Aim. Leave out the pictures and copy everything else below exactly.

Data shown.

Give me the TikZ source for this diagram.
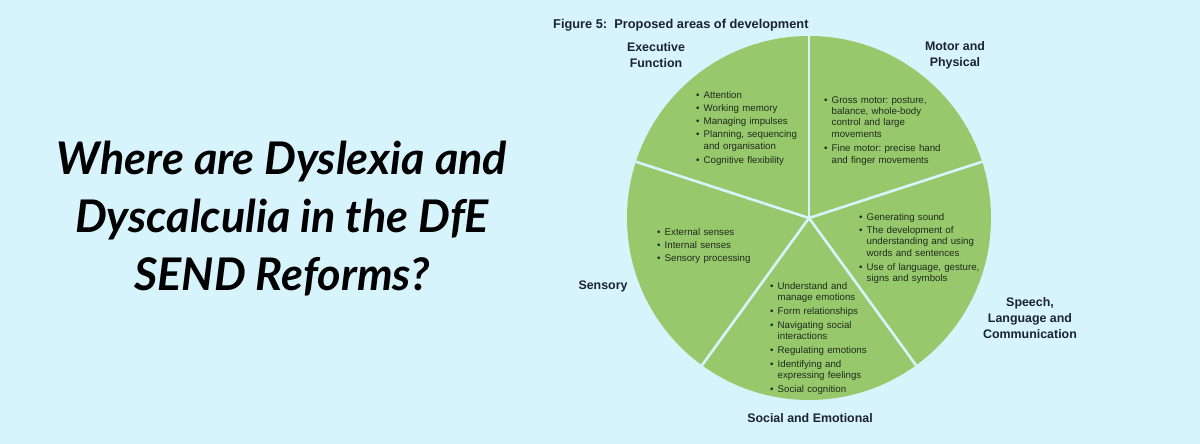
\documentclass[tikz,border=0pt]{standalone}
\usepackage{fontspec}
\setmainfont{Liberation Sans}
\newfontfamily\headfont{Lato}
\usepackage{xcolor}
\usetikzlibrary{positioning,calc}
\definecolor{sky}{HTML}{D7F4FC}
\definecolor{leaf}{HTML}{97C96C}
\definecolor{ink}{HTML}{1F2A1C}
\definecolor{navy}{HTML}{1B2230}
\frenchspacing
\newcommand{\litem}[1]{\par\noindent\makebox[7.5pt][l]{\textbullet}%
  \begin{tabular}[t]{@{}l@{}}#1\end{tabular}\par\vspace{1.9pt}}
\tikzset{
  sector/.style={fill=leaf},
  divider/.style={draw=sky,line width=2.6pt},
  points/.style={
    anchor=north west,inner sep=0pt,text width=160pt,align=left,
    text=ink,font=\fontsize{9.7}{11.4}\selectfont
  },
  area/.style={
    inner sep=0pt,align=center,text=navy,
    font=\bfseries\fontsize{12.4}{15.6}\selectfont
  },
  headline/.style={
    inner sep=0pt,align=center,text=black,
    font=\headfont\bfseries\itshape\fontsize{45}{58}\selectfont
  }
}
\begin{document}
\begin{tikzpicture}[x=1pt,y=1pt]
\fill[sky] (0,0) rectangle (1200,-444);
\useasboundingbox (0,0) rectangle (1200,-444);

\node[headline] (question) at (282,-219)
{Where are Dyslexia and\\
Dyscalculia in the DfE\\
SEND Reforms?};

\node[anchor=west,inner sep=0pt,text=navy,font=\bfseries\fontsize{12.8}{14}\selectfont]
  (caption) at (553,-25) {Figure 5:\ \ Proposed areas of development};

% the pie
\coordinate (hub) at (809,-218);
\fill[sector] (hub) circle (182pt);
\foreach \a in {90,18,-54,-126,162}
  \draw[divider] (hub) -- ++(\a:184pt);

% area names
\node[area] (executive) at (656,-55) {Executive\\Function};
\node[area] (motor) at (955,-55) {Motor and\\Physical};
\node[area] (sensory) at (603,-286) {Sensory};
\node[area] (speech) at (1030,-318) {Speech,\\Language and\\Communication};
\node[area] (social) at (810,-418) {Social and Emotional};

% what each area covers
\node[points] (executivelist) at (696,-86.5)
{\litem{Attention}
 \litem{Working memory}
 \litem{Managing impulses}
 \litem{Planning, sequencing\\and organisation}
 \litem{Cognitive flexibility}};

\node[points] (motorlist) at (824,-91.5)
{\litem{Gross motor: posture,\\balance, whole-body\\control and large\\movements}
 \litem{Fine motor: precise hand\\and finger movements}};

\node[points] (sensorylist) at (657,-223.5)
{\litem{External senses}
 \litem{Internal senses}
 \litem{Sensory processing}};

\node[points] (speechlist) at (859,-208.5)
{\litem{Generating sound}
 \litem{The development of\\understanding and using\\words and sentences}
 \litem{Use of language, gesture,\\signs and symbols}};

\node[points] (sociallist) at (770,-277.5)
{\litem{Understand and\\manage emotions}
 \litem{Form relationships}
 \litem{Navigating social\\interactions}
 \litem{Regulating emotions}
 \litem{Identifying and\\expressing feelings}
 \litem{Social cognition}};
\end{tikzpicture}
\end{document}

Final result.
Give me the TikZ source for this diagram.
\documentclass[tikz,border=0pt]{standalone}
\usepackage{fontspec}
\setmainfont{Liberation Sans}
\newfontfamily\headfont{Lato}
\usepackage{xcolor}
\usetikzlibrary{positioning,calc}
\definecolor{sky}{HTML}{D7F4FC}
\definecolor{leaf}{HTML}{97C96C}
\definecolor{ink}{HTML}{1F2A1C}
\definecolor{navy}{HTML}{1B2230}
\frenchspacing
\newcommand{\litem}[1]{\par\noindent\makebox[7.5pt][l]{\textbullet}%
  \begin{tabular}[t]{@{}l@{}}#1\end{tabular}\par\vspace{1.9pt}}
\tikzset{
  sector/.style={fill=leaf},
  divider/.style={draw=sky,line width=2.6pt},
  points/.style={
    anchor=north west,inner sep=0pt,text width=160pt,align=left,
    text=ink,font=\fontsize{9.7}{11.4}\selectfont
  },
  area/.style={
    inner sep=0pt,align=center,text=navy,
    font=\bfseries\fontsize{12.4}{15.6}\selectfont
  },
  headline/.style={
    inner sep=0pt,align=center,text=black,
    font=\headfont\bfseries\itshape\fontsize{45}{58}\selectfont
  }
}
\begin{document}
\begin{tikzpicture}[x=1pt,y=1pt]
\fill[sky] (0,0) rectangle (1200,-444);
\useasboundingbox (0,0) rectangle (1200,-444);

\node[headline] (question) at (282,-219)
{Where are Dyslexia and\\
Dyscalculia in the DfE\\
SEND Reforms?};

\node[anchor=west,inner sep=0pt,text=navy,font=\bfseries\fontsize{12.8}{14}\selectfont]
  (caption) at (553,-25) {Figure 5:\ \ Proposed areas of development};

% the pie
\coordinate (hub) at (809,-218);
\fill[sector] (hub) circle (182pt);
\foreach \a in {90,18,-54,-126,162}
  \draw[divider] (hub) -- ++(\a:184pt);

% area names
\node[area] (executive) at (656,-55) {Executive\\Function};
\node[area] (motor) at (955,-55) {Motor and\\Physical};
\node[area] (sensory) at (603,-286) {Sensory};
\node[area] (speech) at (1030,-318) {Speech,\\Language and\\Communication};
\node[area] (social) at (810,-418) {Social and Emotional};

% what each area covers
\node[points] (executivelist) at (696,-86.5)
{\litem{Attention}
 \litem{Working memory}
 \litem{Managing impulses}
 \litem{Planning, sequencing\\and organisation}
 \litem{Cognitive flexibility}};

\node[points] (motorlist) at (824,-91.5)
{\litem{Gross motor: posture,\\balance, whole-body\\control and large\\movements}
 \litem{Fine motor: precise hand\\and finger movements}};

\node[points] (sensorylist) at (657,-223.5)
{\litem{External senses}
 \litem{Internal senses}
 \litem{Sensory processing}};

\node[points] (speechlist) at (859,-208.5)
{\litem{Generating sound}
 \litem{The development of\\understanding and using\\words and sentences}
 \litem{Use of language, gesture,\\signs and symbols}};

\node[points] (sociallist) at (770,-277.5)
{\litem{Understand and\\manage emotions}
 \litem{Form relationships}
 \litem{Navigating social\\interactions}
 \litem{Regulating emotions}
 \litem{Identifying and\\expressing feelings}
 \litem{Social cognition}};
\end{tikzpicture}
\end{document}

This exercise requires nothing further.